The end of the Cold War discredited the development strategies of central planning as well as import substitution and industrialization. These failures buoyed advocates of the “Washington Consensus” to promote neoliberal policies as a template for transition economies as well as the Global South. These ideas diffused through the rest of the world in the 1990s. Neoliberalism was easier to advance as the United States encouraged developing and transition economies to join the Bretton Woods Institutions: the International Monetary Fund, World Bank, and World Trade Organization (WTO), the successor to the General Agreement on Tariffs and Trade (GATT). The GATT had fewer than 100 members as the Cold War was ending. By the end of 2000, an institutionally stronger WTO had added an additional 45 members, with China’s 2001 entrance entering final negotiations.
All of this was consistent with the tenets of liberal internationalism. Long before Adam Smith argued that free trade was economically beneficial, advocates for freer trade viewed international exchange as a means of reducing the risk of war. As far back as Norman Angell’s pre–World War I pamphlets, scholars had argued that the gains from trade far outweighed the gains of plunder. A more open economy would therefore reward productive entrepreneurship far more than destructive entrepreneurship. The modern version of this argument came from political scientists Robert Keohane and Joseph Nye, who argued in Power and Interdependence that “networks of interdependence” would constrain the use of force across most issue areas.
During the post–Cold War era, both scholars and policymakers embraced this view of interdependence. Since 2016, however, there has been a sea change in elite attitudes about the costs and benefits of economic interdependence. In 2019, Henry Farrell and Abraham Newman published a blockbuster paper in International Security pointing out that networked economic structures—such as global supply chains, energy pipelines, and capital markets—created interdependencies that state actors could weaponize. Soon, everyone inside the Beltway had embraced the idea. In Chip War: The Fight for the World’s Most Critical Technology (p. 317), Christopher Miller quoted one U.S. official saying, “weaponized interdependence, it’s a beautiful thing.” The result has been widespread predictions of “deglobalization.”
The new security fears about interdependence meshed nicely with policymakers searching for a post-neoliberal worldview. This search was rooted in part by an economic conviction that neoliberal economic policies had enriched China and the 1 percent on the backs of America’s working class—a hypothesis that goes beyond the scope of this essay and is addressed by others in this series. It was also rooted by the perception that multiple recent shocks had exposed the folly of excessive interdependence. The coronavirus pandemic seemingly confirmed the risks of relying on other countries for vital supply chains. Russia’s invasion of Ukraine and its weaponization of energy pipelines to Europe have highlighted the risk of weaponized interdependence.

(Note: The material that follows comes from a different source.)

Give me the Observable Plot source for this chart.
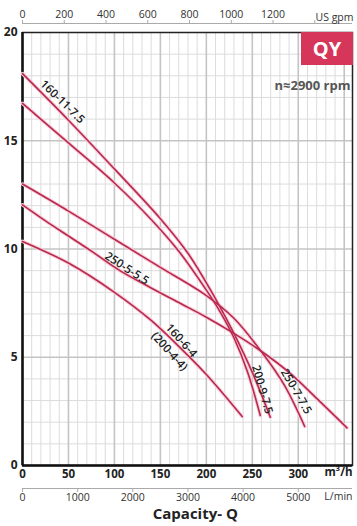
<!DOCTYPE html>
<html><head><meta charset="utf-8">
<script src="https://cdn.jsdelivr.net/npm/d3@7"></script>
<script src="https://cdn.jsdelivr.net/npm/@observablehq/plot@0.6"></script>
<style>
body{margin:0;background:#fff;}
#wrap{position:relative;width:357px;height:526px;font-family:"Open Sans",sans-serif;}
#qy{position:absolute;left:301px;top:32px;width:52px;height:33px;background:#d7365b;color:#fff;font:bold 20px "Open Sans",sans-serif;display:flex;align-items:center;justify-content:center;}
</style></head><body><div id="wrap"><div id="qy">QY</div></div>
<script>
// Pump curves: capacity Q (m3/h) vs head H (m)
const q160_11 = [0, 50, 100, 150, 180, 210, 230, 250, 269.6];
const h160_11 = [18.1, 15.95, 13.7, 11.4, 9.8, 7.7, 6.1, 4.3, 2.23];
const q200_9 = [0, 50, 100, 141, 170, 200, 215, 230, 245, 258.7];
const h200_9 = [16.73, 14.9, 13.05, 11.32, 9.9, 8.1, 7.1, 5.9, 4.3, 2.31];
const q250_7 = [0, 50, 100, 150, 200, 230, 260, 285, 307];
const h250_7 = [13.0, 11.75, 10.45, 9.15, 7.85, 6.8, 5.25, 3.7, 1.8];
const q250_5 = [0, 25, 50, 75, 106, 140, 172, 200, 230, 259, 290, 320, 353];
const h250_5 = [12.04, 11.3, 10.6, 9.9, 9.0, 8.2, 7.48, 6.85, 6.1, 5.3, 4.3, 3.1, 1.74];
const q160_6 = [0, 50, 100, 140, 170, 200, 239];
const h160_6 = [10.35, 9.35, 8.0, 6.7, 5.5, 4.2, 2.26];

// Curve labels
const labelText = ["160-11-7.5", "250-5-5.5", "160-6-4", "(200-4-4)", "200-9-7.5", "250-7-7.5"];
const labelQ = [43.5, 113.6, 172.8, 159.8, 260.9, 297.8];
const labelH = [16.8, 9.1, 5.77, 5.27, 3.51, 3.42];
const labelAngle = [44, 33, 48, 48, 74, 60];

// Axis ticks
const m3hTicks = [0, 50, 100, 150, 200, 250, 300];
const headTicks = [0, 5, 10, 15, 20];
const gpmTicks = [0, 200, 400, 600, 800, 1000, 1200, 1400];
const gpmLabels = ["0", "200", "400", "600", "800", "1000", "1200", ""];
const lminTicks = [0, 1000, 2000, 3000, 4000, 5000];

const series = [
  ["160-11-7.5", q160_11, h160_11],
  ["200-9-7.5", q200_9, h200_9],
  ["250-7-7.5", q250_7, h250_7],
  ["250-5-5.5", q250_5, h250_5],
  ["160-6-4", q160_6, h160_6]
];
const rows = series.flatMap(([name, qs, hs]) => qs.map((q, i) => ({name, q, h: hs[i]})));
const labels = labelText.map((t, i) => ({t, q: labelQ[i], h: labelH[i], a: labelAngle[i]}));

const GPM = 0.227125, LMIN = 0.06;
const font = "'Open Sans', sans-serif";
const curveColor = "#b8294f";

const chart = Plot.plot({
  width: 357, height: 526,
  marginLeft: 22, marginRight: 5, marginTop: 32, marginBottom: 61,
  style: {fontFamily: font, background: "#fff", color: "#222"},
  x: {domain: [0, 359], axis: null},
  y: {domain: [0, 20], axis: null},
  marks: [
    Plot.ruleX(d3.range(10, 359, 10).filter(d => d % 50 !== 0), {stroke: "#dcdcdc", strokeWidth: 1}),
    Plot.ruleY(d3.range(1, 20).filter(d => d % 5 !== 0), {stroke: "#dcdcdc", strokeWidth: 1}),
    Plot.ruleX(d3.range(50, 359, 50), {stroke: "#c4c4c4", strokeWidth: 1.6}),
    Plot.ruleY([5, 10, 15], {stroke: "#c4c4c4", strokeWidth: 1.6}),
    Plot.frame({stroke: "#222", strokeWidth: 1.5}),
    Plot.ruleX([0], {stroke: "#111", strokeWidth: 2.5}),
    Plot.ruleY([0], {stroke: "#111", strokeWidth: 2.5}),
    // curves with glow
    Plot.line(rows, {x: "q", y: "h", z: "name", curve: "catmull-rom", stroke: "#f8cdd9", strokeWidth: 3.6}),
    Plot.line(rows, {x: "q", y: "h", z: "name", curve: "catmull-rom", stroke: curveColor, strokeWidth: 1.6}),
    Plot.text(labels, {x: "q", y: "h", text: "t", rotate: "a", fontSize: 11.5, fontWeight: 600, fill: "#222"}),
    // left axis
    Plot.axisY(headTicks, {anchor: "left", tickSize: 0, tickPadding: 5, fontSize: 12, fontWeight: "bold", label: null}),
    // bottom m3/h axis
    Plot.axisX(m3hTicks, {anchor: "bottom", tickSize: 0, tickPadding: 4, fontSize: 11.5, fontWeight: "bold", label: null}),
    Plot.text(["m³/h"], {frameAnchor: "bottom-right", dy: 10, textAnchor: "end", fontSize: 11.5, fontWeight: "bold"}),
    // L/min axis
    Plot.ruleY([0], {dy: 23, stroke: "#aaa", strokeWidth: 1}),
    Plot.axisX(lminTicks.map(v => v * LMIN), {anchor: "bottom", dy: 23, tickSize: 4, tickPadding: 1, stroke: "#aaa", fill: "#333", fontSize: 10.5, tickFormat: (d, i) => String(lminTicks[i]), label: null}),
    Plot.text(["L/min"], {frameAnchor: "bottom-right", dy: 34, textAnchor: "end", fontSize: 10.5, fill: "#333"}),
    // top US gpm axis
    Plot.ruleY([20], {dy: -9, stroke: "#aaa", strokeWidth: 1}),
    Plot.axisX(gpmTicks.map(v => v * GPM), {anchor: "top", dy: -9, tickSize: 4, tickPadding: 2, stroke: "#aaa", fill: "#333", fontSize: 10.5, tickFormat: (d, i) => gpmLabels[i], label: null}),
    Plot.text(["US gpm"], {frameAnchor: "top-right", dy: -19, dx: 1, textAnchor: "end", fontSize: 10.5, fill: "#333"}),
    // speed note
    Plot.text(["n≈2900 rpm"], {frameAnchor: "top-right", dx: -2, dy: 48, textAnchor: "end", fontSize: 13, fontWeight: "bold", fill: "#555"}),
    // title
    Plot.text(["Capacity- Q"], {x: () => 188, frameAnchor: "bottom", dy: 53, fontSize: 15, fontWeight: "bold", fill: "#222"})
  ]
});
document.getElementById("wrap").prepend(chart);
</script></body></html>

This essay stands athwart this paranoia about malevolent forms of interdependence and yells, “stop!” Economic interdependence is hardly a cure-all for U.S. national security concerns, but it also is not the acute national security threat that is commonly articulated inside the Beltway. Concerns have been greatly exaggerated, while the geopolitical benefits of interdependence have been underestimated. Even in 2023, China’s interdependence with the Organisation for Economic Co-operation and Development economies has acted as a constraint on its foreign policy behavior. Indeed, the Biden administration seems belatedly aware that it has stigmatized trade with China a bit too much. If current trends persist, however, the United States risks further geoeconomic fragmentation—and the loosening of those constraints. The worldview of malevolent interdependence is likely wrong, but those fears can be self-fulfilling. In other words, if policymakers continue to view globalization as a threat, then the combined policy responses are likely to increase the likelihood of great power conflict.